While organizationally independent of the bourgeois parties, the NDP has a thoroughly pro-capitalist, nationalist program. When they are in power, from B.C. and Ontario in the 1990s to Manitoba today, they frontally attack the working class and the poor. Just over two years ago, the union tops were prominent supporters of the campaign for a Liberal-NDP coalition. More recently, the federal NDP has been assiduously propping up the minority government of the deeply anti-working-class and very right-wing Harper Conservatives.

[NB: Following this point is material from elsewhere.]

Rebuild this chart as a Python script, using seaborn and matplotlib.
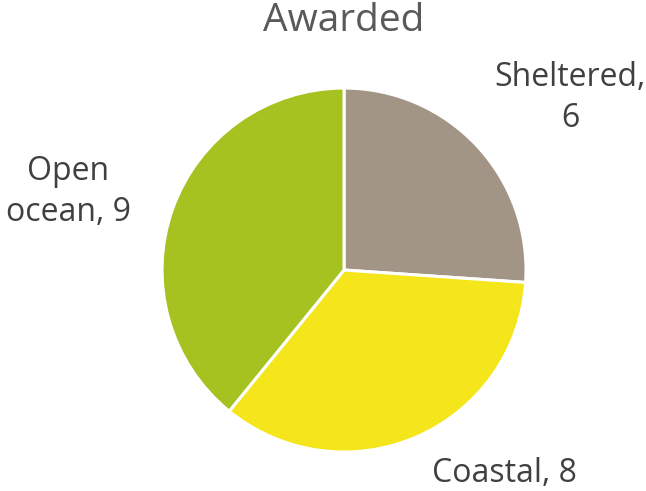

To mobilize as one against the class enemy, it is imperative that the working class combat all manifestations of capitalist oppression—in defense of minorities, women’s rights, youth. The USW Local 1005 bureaucrats’ flag-waving declaration that “Canadians Stand as One!” is the antithesis of this perspective. Most perniciously, such slogans feed into the Anglo chauvinism wielded against the Québécois, whose national subjugation remains a major barrier to united working-class struggle. We advocate independence for Quebec in order to fight Anglo chauvinism and lay the basis for making clear to the workers of both English Canada and Quebec that their enemies are their own respective capitalists, not each other. “Canadian unity” nationalism, which is particularly promoted in the labour movement by the NDP, in turn drives Québécois workers into the arms of their own class enemies, represented by the bourgeois-nationalist Parti Québécois and Bloc Québécois.
The union movement must also stand unequivocally on the side of immigrants, who often bring traditions of militant struggle into labour’s increasingly multiracial ranks and are more and more under attack in this reactionary climate. A fight must be waged for full citizenship rights for all immigrants and against deportations. Such struggles can set the stage for the mobilization in common struggle of workers at home and abroad.
The fight to rebuild the unions as instruments of proletarian struggle is closely tied to the need for a multiracial, binational revolutionary workers party. That requires, above all, a political struggle against the social-democratic NDP and for a new class-struggle leadership of the unions. Against the tired and failed strategies pushed by liberals and fake socialists—from the Keynesian project of “benevolent” intervention by the capitalist state to the British Labour Party’s bourgeois nationalizations in the post-World War II period—we Marxists understand that no amount of tinkering with the existing system can wrench it into serving the needs of the proletariat and the oppressed. There is no answer to the boom-and-bust cycles of capitalism short of proletarian socialist revolution that takes power out of the hands of the irrational capitalist ruling class and replaces it with a planned, socialized economy. Only the achievement of a world socialist order can eliminate the age-old problem of poverty, scarcity and want. It is to this end that the Trotskyist League/Ligue trotskyste, Canadian section of the International Communist League, devotes all its resources.